The new building was designed in the neoclassical style, built in brick with a cement render and was completed in 1858. The design involved a symmetrical main frontage of three bays facing onto Avenue de la République. The central bay featured a doorway with a canopy, while the rest of the building was fenestrated by casement windows, and there was a cornice at roof level. After the building was no longer required for municipal purposes, it was converted for use as the local maternity and child health centre.
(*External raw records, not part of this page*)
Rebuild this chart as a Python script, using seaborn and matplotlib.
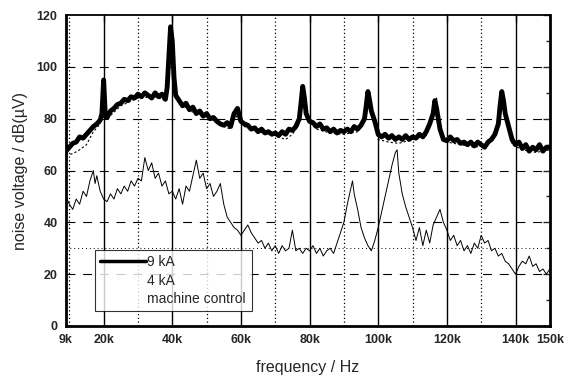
'''
    Noise spectrum: 9 kA / 4 kA / machine control
'''

import matplotlib
matplotlib.use('Agg')
import matplotlib.pyplot as plt
import matplotlib.ticker as mticker
from matplotlib.lines import Line2D
import pandas as pd
import seaborn as sns

# ---------------------------------- data ----------------------------------
f_9ka = [9, 10, 11, 12, 13, 14, 15, 16, 17, 18,
         19, 19.5, 20, 20.5, 21, 22, 23, 24, 25, 26,
         27, 28, 29, 30, 31, 32, 33, 34, 35, 36,
         37, 38, 38.5, 39, 39.5, 40, 40.5, 41, 42, 43,
         44, 45, 46, 47, 48, 49, 50, 51, 52, 53,
         54, 55, 56, 57, 58, 59, 60, 61, 62, 63,
         64, 65, 66, 67, 68, 69, 70, 71, 72, 73,
         74, 75, 76, 77, 77.5, 78, 78.5, 79, 80, 81,
         82, 83, 84, 85, 86, 87, 88, 89, 90, 91,
         92, 93, 94, 95, 96, 96.5, 97, 97.5, 98, 99,
         100, 101, 102, 103, 104, 105, 106, 107, 108, 109,
         110, 111, 112, 113, 114, 115, 116, 116.5, 117, 117.5,
         118, 119, 120, 121, 122, 123, 124, 125, 126, 127,
         128, 129, 130, 131, 132, 133, 134, 135, 135.5, 136,
         136.5, 137, 138, 139, 140, 141, 142, 143, 144, 145,
         146, 147, 148, 149, 150]
v_9ka = [67.5, 69, 70.5, 71, 73, 72.5, 74, 75.5, 77, 78,
         79.5, 82, 95, 81, 80.5, 83, 84, 85.5, 86, 87.5,
         87, 88.5, 88, 89.5, 88.5, 90, 89, 88, 90, 88.5,
         89.5, 87.5, 92, 104, 115.5, 110, 96, 89, 87, 85,
         86, 83.5, 84.5, 82, 83, 81, 82, 80, 80.5, 79,
         78, 77.5, 78.5, 77, 82, 84, 79, 78, 77.5, 76,
         76.5, 75, 76, 74.5, 75, 74, 74.5, 73.5, 75, 74,
         76, 75.5, 77, 80, 86, 92.5, 88, 82, 79, 78.5,
         77, 78, 76, 76.5, 75, 76, 74.5, 75.5, 75, 76,
         75, 77, 76, 77.5, 80, 85, 90.5, 87, 83, 79,
         74, 73, 74, 72.5, 73.5, 72, 73, 72, 73.5, 72,
         73, 72.5, 74, 73, 75, 78, 82, 87, 84, 80,
         76, 72, 71.5, 73, 71.5, 72, 70.5, 71, 70, 71,
         69.5, 71, 70, 69, 71, 72, 74, 78, 85, 90.5,
         87, 82, 77, 72, 70, 71, 68.5, 70, 67.5, 69,
         68, 70, 67.5, 69, 69]

f_4ka = [9, 10, 11, 12, 13, 14, 15, 16, 17, 17.5,
         18, 19, 20, 21, 22, 23, 24, 25, 26, 27,
         28, 29, 30, 31, 32, 33, 34, 35, 36, 37,
         38, 39, 40, 41, 42, 43, 44, 45, 46, 47,
         48, 49, 50, 51, 52, 53, 54, 55, 56, 57,
         58, 59, 60, 61, 62, 63, 64, 65, 66, 67,
         68, 69, 70, 71, 72, 73, 74, 75, 76, 77,
         78, 79, 80, 81, 82, 83, 84, 85, 86, 87,
         88, 89, 90, 91, 92, 92.5, 93, 94, 95, 96,
         97, 98, 99, 100, 101, 102, 103, 104, 105, 105.5,
         106, 107, 108, 109, 110, 111, 112, 113, 114, 115,
         116, 117, 118, 119, 120, 121, 122, 123, 124, 125,
         126, 127, 128, 129, 130, 131, 132, 133, 134, 135,
         136, 137, 138, 139, 140, 141, 142, 143, 144, 145,
         146, 147, 148, 149, 150]
v_4ka = [50, 47, 45, 49, 47, 52, 50, 56, 60, 55,
         58, 52, 49, 48, 51, 49, 53, 51, 54, 52,
         56, 54, 57, 56, 65, 60, 63, 57, 59, 54,
         56, 51, 52, 49, 53, 47, 54, 52, 58, 64,
         57, 59, 53, 55, 50, 52, 55, 47, 42, 40,
         38, 37, 35, 37, 39, 36, 34, 32, 33, 30,
         32, 29, 31, 28, 31, 29, 30, 37, 29, 30,
         28, 30, 29, 31, 28, 30, 27, 29, 30, 28,
         32, 36, 40, 47, 53, 56, 51, 45, 38, 34,
         31, 29, 33, 38, 44, 50, 56, 62, 67, 68,
         59, 51, 46, 42, 38, 33, 38, 31, 37, 32,
         39, 42, 45, 40, 37, 33, 35, 31, 33, 29,
         31, 28, 32, 30, 35, 32, 33, 29, 30, 27,
         28, 25, 24, 22, 20, 23, 25, 24, 27, 23,
         24, 21, 22, 20, 22]

f_ctrl = [9, 11, 13, 15, 17, 19, 20, 21, 25, 30,
          35, 38, 39.5, 41, 45, 50, 55, 57, 58, 59,
          61, 65, 70, 73, 75, 77, 78, 79, 82, 86,
          90, 94, 96, 97, 98, 100, 103, 106, 110, 114,
          116, 117, 118, 120, 124, 128, 132, 135, 136, 137,
          139, 142, 146, 150]
v_ctrl = [66, 66.5, 68, 70, 75, 78, 90, 80, 85, 88,
          88.5, 87, 112, 88, 83, 81, 77, 76, 83, 80,
          77, 75, 73.5, 72, 74, 78, 91, 80, 76, 74.5,
          74, 75, 79, 88, 83, 72, 71, 70.5, 72, 73.5,
          81, 88, 76, 71, 70, 69, 70, 76, 88, 81,
          70, 68, 67, 68]

series_labels = ['9 kA', '4 kA', 'machine control']
x_ticks = [9, 20, 40, 60, 80, 100, 120, 140, 150]
x_tick_labels = ['9k', '20k', '40k', '60k', '80k', '100k', '120k', '140k', '150k']

# ---------------------------------- plot ----------------------------------
sns.set_style('white')
plt.rcParams['font.family'] = ['Liberation Sans', 'DejaVu Sans']

df_9 = pd.DataFrame({'f': f_9ka, 'v': v_9ka})
df_4 = pd.DataFrame({'f': f_4ka, 'v': v_4ka})
df_c = pd.DataFrame({'f': f_ctrl, 'v': v_ctrl})

fig, ax = plt.subplots(figsize=(5.68, 3.79), dpi=100)
fig.subplots_adjust(left=0.116, right=0.968, top=0.96, bottom=0.14)

# grid: solid every 20k, dotted at odd tens, dashed horizontal
for xv in [20, 40, 60, 80, 100, 120, 140]:
    ax.axvline(xv, color='black', lw=1.0, zorder=1)
for xv in [10, 30, 50, 70, 90, 110, 130]:
    ax.axvline(xv, color='black', lw=0.9, ls=(0, (1, 2)), zorder=1)
for yv in [20, 40, 60, 80, 100]:
    ax.axhline(yv, color='black', lw=0.8, ls=(0, (8, 7)), zorder=1)
ax.axhline(30, color='black', lw=0.7, ls=(0, (1, 3)), zorder=1)

sns.lineplot(data=df_c, x='f', y='v', ax=ax, color='black', lw=0.8,
             linestyle=(0, (2, 2)), sort=False, zorder=2)
sns.lineplot(data=df_4, x='f', y='v', ax=ax, color='black', lw=0.7,
             sort=False, zorder=3)
sns.lineplot(data=df_9, x='f', y='v', ax=ax, color='black', lw=3.5,
             sort=False, zorder=4)

ax.set_xlim(9, 150)
ax.set_ylim(0, 120)
ax.set_xticks(x_ticks)
ax.set_xticklabels(x_tick_labels)
ax.set_yticks([0, 20, 40, 60, 80, 100, 120])
ax.yaxis.set_minor_locator(mticker.MultipleLocator(10))
ax.tick_params(axis='both', which='major', direction='in', length=5, width=1,
               labelsize=9, pad=6, top=True, right=True)
ax.tick_params(axis='y', which='minor', direction='in', length=3, width=1, right=True)
for lab in ax.get_xticklabels() + ax.get_yticklabels():
    lab.set_fontweight('bold')

ax.set_xlabel('frequency / Hz', fontsize=11.5, labelpad=10)
ax.set_ylabel('noise voltage / dB(\u00b5V)', fontsize=11.5, labelpad=6)

for side in ['left', 'bottom', 'right']:
    ax.spines[side].set_linewidth(2.0)
ax.spines['top'].set_linewidth(1.3)
for s in ax.spines.values():
    s.set_color('black')

handles = [Line2D([], [], color='black', lw=2.5),
           Line2D([], [], color='black', lw=0),
           Line2D([], [], color='black', lw=0)]
leg = ax.legend(handles, series_labels, loc='lower left',
                bbox_to_anchor=(0.045, 0.025), fontsize=10, frameon=True,
                fancybox=False, handlelength=3.3, handletextpad=0.1,
                labelspacing=0.3, borderpad=0.4)
leg.get_frame().set_edgecolor('black')
leg.get_frame().set_linewidth(0.8)
leg.set_zorder(5)

fig.savefig('out.png', dpi=100)
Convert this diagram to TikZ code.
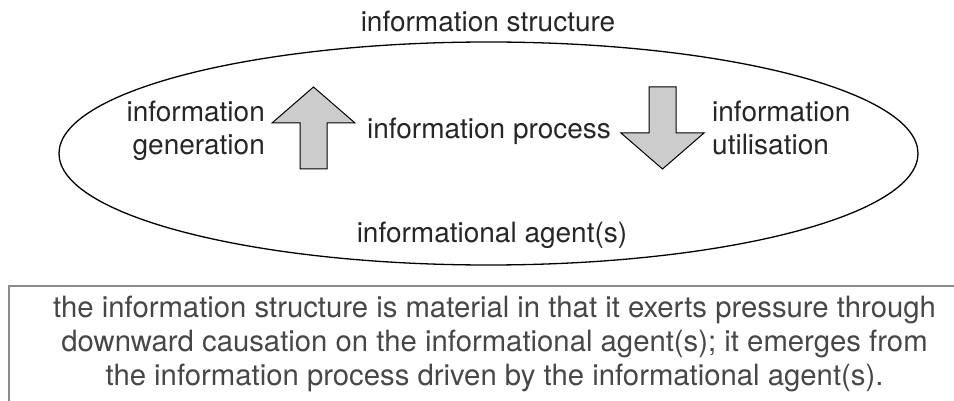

A public fountain on the right-hand side of the town hall was augmented by the Trois Grâces (three graces), an ornamental group of three female figures created by the sculptor, Mathurin Moreau, in 1875. A war memorial, intended to commemorate the lives of local service personnel who had died in the First World War, was created by the sculptor, Paul-Marcel Dammann, and installed on the left-hand side of the town hall in December 1922.

In the early years of the Second World War, following significant population growth, the council decided to acquire a more substantial building for municipal use. The building they selected, located a further 500 metres southeast along Avenue de la République, was the home of the Labriet family. The building had been commissioned as a public house in around 1750 and was used by Louis XV to accommodate his staff while he was hunting in the Forest of Sénart. It subsequently became known as the Chasse Royale (Royal Hunting Inn). It was acquired for residential use by an industrialist, Eugène Lebon, in the mid-19th century and then by the Labriet family in the early 20th century. It was bought by the council in 1941 and, after conversion for municipal use, it became the town hall in December 1942.

The design involved a symmetrical main frontage of seven bays facing onto the street. The central bay featured a segmental headed doorway on the ground floor and round-headed windows on the first and second floors. The central bay was flanked by full-height banded pilasters supporting a pediment with a clock in the tympanum. The other bays were fenestrated by segmental-headed windows on all three floors, and there was a hipped roof above.

Following the liberation of the town by troops of the American 4th Infantry Division on 26 August 1944, a crowd of local people wearing armbands with the insignia of the French Forces of the Interior assembled in front of the town hall.

The building was extended at the rear to create a modern Salle du Conseil (council chamber) in the 1960s, and a single-story entrance foyer was added to the centre of the main façade in the 1980s.